부산대학교 도서관

Accurate forecasting of daily evapotranspiration (ET) is essential for enhancing real-time irrigation scheduling and informed decision-making in water resources allocation. This study investigates the intricate relationships between meteorological variables and evapotranspiration (ET) to enhance the accuracy of ET estimation models. Robust correlations were identified, emphasizing the significance of net radiation (Rn) in predicting ET. The study explores three distinct scenarios, incorporating different combinations of weather variables as input. The first scenario incorporates all weather variables, including date and time, as inputs for model development. The second scenario utilizes only Rn as input to predict ET values.
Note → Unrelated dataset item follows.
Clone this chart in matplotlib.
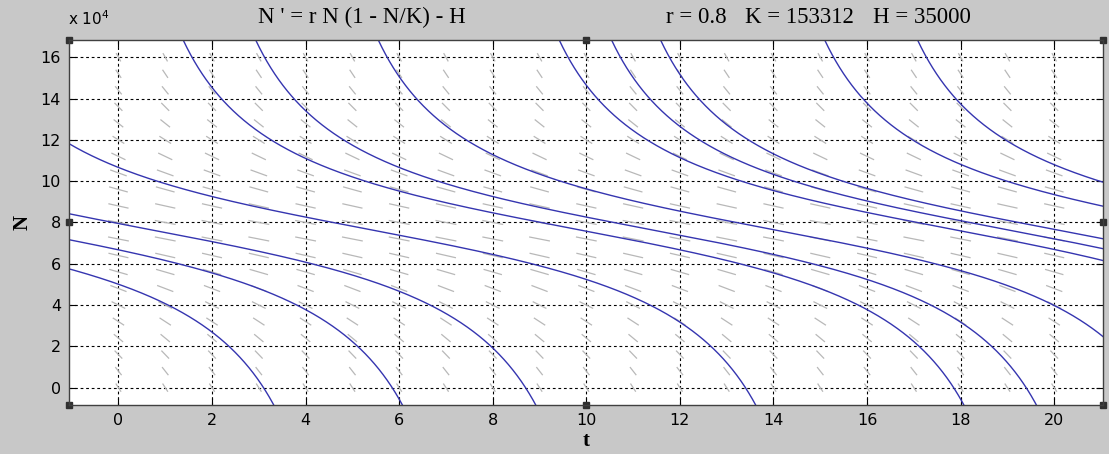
import numpy as np
import matplotlib.pyplot as plt
from matplotlib.collections import LineCollection

# equation parameters, as printed in the title
r = 0.8
K = 153312
H = 35000

# plot window
t_lim = (-1.05, 21.05)
N_lim = (-8400, 168400)

# one point (t, N)
seed_t = [3.1, 5.85, 8.7, 13.4, 17.85, 19.4, 21.0, 21.0, 21.0, 21.0, 21.0, 21.0]
seed_N = [0, 0, 0, 0, 0, 0, 25500, 61800, 67500, 72300, 88100, 99800]

# ticks
x_ticks = [0, 2, 4, 6, 8, 10, 12, 14, 16, 18, 20]
y_ticks = [0, 20000, 40000, 60000, 80000, 100000, 120000, 140000, 160000]
y_labels = ['0', '2', '4', '6', '8', '10', '12', '14', '16']

# direction field sample points
field_t = np.arange(0, 21)
field_N = np.linspace(0, 160000, 21)


def f(t, N):
    return r * N * (1 - N / K) - H


def solve(t, N, dt):
    ts, Ns = [t], [N]
    while (t_lim[0] - 0.2 < t < t_lim[1] + 0.2) and (N_lim[0] - 20000 < N < N_lim[1] + 20000):
        k1 = f(t, N)
        k2 = f(t + dt / 2, N + dt / 2 * k1)
        k3 = f(t + dt / 2, N + dt / 2 * k2)
        k4 = f(t + dt, N + dt * k3)
        N = N + dt / 6 * (k1 + 2 * k2 + 2 * k3 + k4)
        t = t + dt
        ts.append(t)
        Ns.append(N)
    return ts, Ns


fig = plt.figure(figsize=(11.09, 4.54), dpi=100)
fig.patch.set_facecolor('#c8c8c8')
ax = fig.add_axes([0.0625, 0.108, 0.9324, 0.804])
ax.set_facecolor('white')

# direction field: segments of equal length in axes units
T, NN = np.meshgrid(field_t, field_N)
S = f(T, NN)
wt = t_lim[1] - t_lim[0]
wn = N_lim[1] - N_lim[0]
dx = np.ones_like(S) / wt
dy = S / wn
L = np.hypot(dx, dy)
ell = 0.023
ht = 0.5 * ell * dx / L * wt
hn = 0.5 * ell * dy / L * wn
segs = [[(t - a, n - b), (t + a, n + b)] for t, n, a, b in
        zip(T.ravel(), NN.ravel(), ht.ravel(), hn.ravel())]
ax.add_collection(LineCollection(segs, colors='#b8b8b8', linewidths=0.9))

# solution curves
for t0, n0 in zip(seed_t, seed_N):
    tb, nb = solve(t0, n0, -0.005)
    tf, nf = solve(t0, n0, 0.005)
    ts = tb[::-1] + tf[1:]
    ns = nb[::-1] + nf[1:]
    ax.plot(ts, ns, color='#3535b0', lw=1.0)

ax.set_xlim(t_lim)
ax.set_ylim(N_lim)
ax.set_xticks(x_ticks)
ax.set_xticklabels([str(v) for v in x_ticks])
ax.set_yticks(y_ticks)
ax.set_yticklabels(y_labels)
ax.tick_params(direction='in', length=5, top=True, right=True, labelsize=11.5, pad=6)
ax.grid(True, color='black', linestyle=(0, (2.5, 2.5)), linewidth=0.8)
for s in ax.spines.values():
    s.set_color('#404040')
    s.set_linewidth(1.0)

ax.set_xlabel('t', family='Liberation Serif', fontsize=15, fontweight='bold', labelpad=2)
ax.set_ylabel('N', family='Liberation Serif', fontsize=15, fontweight='bold', labelpad=6)

fig.text(68 / 1109, 1 - 25 / 454, r'x 10$^{4}$', fontsize=11, ha='left', va='baseline')

title_font = dict(family='Liberation Serif', fontsize=16.5, va='baseline')
fig.text(258 / 1109, 1 - 23 / 454, "N ' = r N (1 - N/K) - H", ha='left', **title_font)
fig.text(666 / 1109, 1 - 23 / 454, 'r = 0.8', ha='left', **title_font)
fig.text(745 / 1109, 1 - 23 / 454, 'K = 153312', ha='left', **title_font)
fig.text(873 / 1109, 1 - 23 / 454, 'H = 35000', ha='left', **title_font)

# selection handles on the axes frame
hx = [0, 0.5, 1, 0, 1, 0, 0.5, 1]
hy = [0, 0, 0, 0.5, 0.5, 1, 1, 1]
ax.plot(hx, hy, 's', ms=5, color='#303030', transform=ax.transAxes, clip_on=False)

fig.savefig('out.png', dpi=100, facecolor=fig.get_facecolor())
In the third and final scenario, all weather variables, along with date and time, are employed as inputs for comprehensive model development. The multivariate linear regression (MLR) model demonstrated exceptional performance when exclusively using Rn, achieving an impressive R2 value of 0.99 in both calibration and validation phases. However, limitations were observed when Rn was excluded, highlighting the necessity of a comprehensive set of input data. Penalized regression models, including ridge regression, LASSO, and ELNET, exhibited improved performance with the inclusion of Rn, supporting the importance of this variable in refining ET estimates. Machine learning models displayed remarkable performance, with most achieving R2 values exceeding 0.95 in scenarios involving extensive input data. The Support Vector Regression (SVR) model faced challenges, indicating potential overfitting in certain scenarios. In scenarios with limited input data, machine learning models exhibited varying performance, with the Random Forest (RF) model emerging as the most robust model with R2 value of 0.99 and 0.84 during the calibration and validation, respectively.